(Links added to proponent response below.)
STATEMENT OF THE BOARD OF DIRECTORS RECOMMENDING A VOTE AGAINST THE STOCKHOLDER PROPOSAL
The Board of Directors recommends a vote “Against” the proposal. The Board firmly believes that the implementation of the proposal described above would not be in the best interests of the Corporation or you, our Stockholders.
The Board consists of ten Directors, seven whom are “outside directors” not otherwise employed by the Corporation and three whom are members of management. The Corporation’s Directors are experienced individuals who are familiar with the Corporation’s business and the markets in which the Corporation operates. Each Director brings his or her unique business experience to the Corporation. Each Director, working together and with management and well-qualified outside consultants, thoroughly and regularly evaluates the Corporation’s strategies for maximizing Stockholder value and makes recommendations to management, and ultimately you, our Stockholders, based upon such evaluations. The Board of Directors believes it is in the best position to make informed recommendations to the Corporation’s Stockholders in respect of matters to be voted upon. Adding1 the advice of an outside, unsupervised and possibly randomly selected2 firm (at the Corporation’s expense) would not assist the Board in furthering the Corporation’s objectives or otherwise be in the Stockholder’s best interests.
The proposal described above calls for the Corporation to hire a proxy advisory firm without screening or review of the quality of the firm3 or its work product or without any due diligence as to its general or industry-specific business experience. The Board of Directors and management, on the other hand, select the Corporation’s advisors, including its independent auditors, based on a thorough review process. The Board of Directors does not believe it is in the best interests of our Stockholders for the Corporation to spend funds to hire a proxy advisory firm without first evaluating the need for such advice4 and the quality of the firm’s work, its recommendations and the process by which such recommendations are made.
The Board of Directors is committed to providing you, our Stockholders, with useful voting recommendations and high quality information on which to base your voting decisions. The Board of Directors takes its responsibility seriously and its only agenda is furthering the interests of the Corporation and its Stockholders. The Board of Directors does not believe that the Corporation should provide an open forum in our proxy materials5 for an unknown and unsupervised proxy advisory firm at our Stockholder’s ultimate expense. The Board of Directors believes that you, our Stockholders, should allow the Board of Directors to continue to perform its duties by providing sound and well-reasoned recommendations for this Corporation’s future courses of action.6
The approval of Mr. Latham’s proposal requires the affirmative vote of a majority of the shares of Common Stock of the Corporation represented at the meeting in person or by proxy. Abstentions and broker non-votes will have the same effect as a vote cast against the proposal.7
THEREFORE, FOR ALL OF THE REASONS STATED ABOVE, THE BOARD OF DIRECTORS URGES STOCKHOLDERS TO VOTE “AGAINST” THIS PROPOSAL.
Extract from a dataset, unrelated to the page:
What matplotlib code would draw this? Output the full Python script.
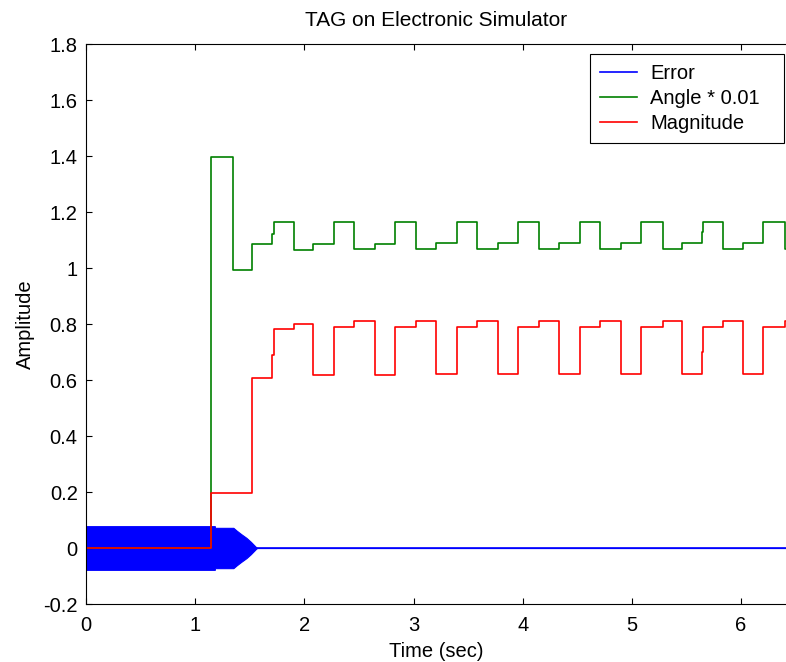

PROPONENT'S RESPONSE TO THE ABOVE:
1. As the Board mentions here, the independent advisor's recommendation would add to, rather than replace, the Board's recommendation on which way to vote. So shareowners could benefit from both sources of advice.
2. The advisor would be selected by shareowner vote, based on the reputations of competing advisor candidates -- not a random selection process.
3. I agree with the Board's implication that the quality of the advisory firm is crucial, but not with the implication that supervision by the Board is necessary to assure that quality. Shareowners would vote to choose the advisory firm based on its reputation in their eyes. Advisors would compete to build reputations for giving advice that benefits shareowners. Those reputations would be assessed and discussed by the financial community in much the same way that personal computer makers' reputations are determined in the technology community, so that even a non-expert could make an informed choice by reading, for example, the Wall Street Journal. This reputation assessment process is a review of the quality of the advisory firm.
4. We shareowners need independent voting advice for the same reason we need to have shareowner voting at all. If it were sufficient to simply vote following the Board's recommendations then we wouldn't need to vote, but instead could just leave all decisions to the Board. The reason why we have shareowner voting is that there would be conflicts of interest inherent in leaving all decisions to the Board.
5. I agree that Schulman's proxy should not be an open forum. That is why the proposal calls for an entry fee, which can be adjusted to deter all but the serious candidates.
6. As emphasized in point 1 above, this proposal would not prevent the Board from continuing to give recommendations.
7. This is a well-placed reminder of a voting system biased against shareowners' interests and in favor of the incumbent Board's interests. My proposal would help shareowners vote more effectively, thus reducing such bias.